LOWER SIXTH - KGP SCHEDULE, WEEKS 2-9 - ENERGY
MODULE 1 THE DYNAMICS OF CHANGE
10.2 PEOPLE AND THE ENVIRONMENT -POPULATION AND RESOURCES
RENEWABLE ENERGY - HEP
NON-RENEWABLE ENERGY -OIL
   
WAVE
When the wind blows over the sea surface, small ripples form. These correspond to individual gusts, they are disorganized and have no fixed direction or frequency. However, over a prolonged period of time, two things happen. Firstly, the waves interact with each other to produce longer waves, resulting in a lower frequency. Secondly, these waves are pushed yet further, giving them more energy. As long as the wind lasts, the wind will make the waves larger and the wave dynamics will create longer and longer waves. Waves will inevitably travel thousands of kilometers from the point of generation. Furthermore, as sea waves become longer (and the frequency gets smaller), they also travel faster. Waves that are created by storms are known as "swell". These waves continue across the ocean until they hit the land. Due to the waves hitting the land it has given mankind the option of harnessing that energy to create power for their own use.

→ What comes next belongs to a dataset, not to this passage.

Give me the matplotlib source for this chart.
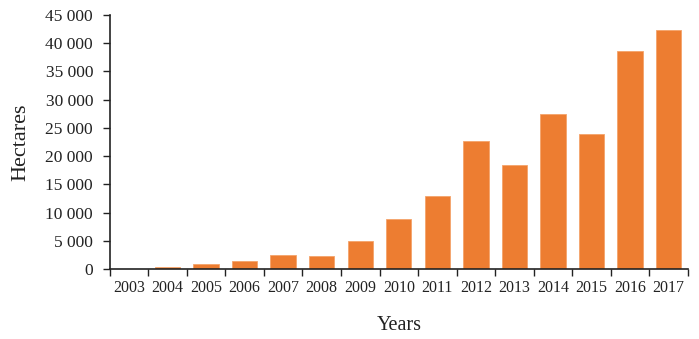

This is where wave power comes into play in our society today - as a renewable source of energy. Experiments with various different generators have proved that waves can provide electricity. However, many problems associated with developing and building wave powered generators that are both cheap and efficient. The main problem being that they must be strong enough to cope with storms while being light enough to work efficiently with small waves. The environmental drawback is that these schemes affect the habitat of birds and fish because they alter the tidal currents. Although, at present, two small 'shore-line' commercial wave power stations exist (in Norway and on the Scottish Island of Islay), 'offshore' generators have the potential to harness power several times greater. Yet they must be designed to withstand the power of the waves. In Western Europe, winter is a potentially the best time to harness the energy. This is due to the storm waves from the Atlantic Ocean which transfer large amounts of energy towards the coast. This is potentially a great source of energy, especially useful for generating electricity in the winter when it is in most demand.
Conclusion.
The drawbacks of WAVE power are that it alters the tidal currents, affecting the habitat of the seabirds in the area also the fish. Which are affected by the change in the tidal currents. Furthermore the wave power stations can only produce varying amounts of electricity - being dependent on the weather. But there are also good points about wave power. One good point is that the power produced is cheap. Also, making the power does not pollute the environment in the same ways that fossil fuels do.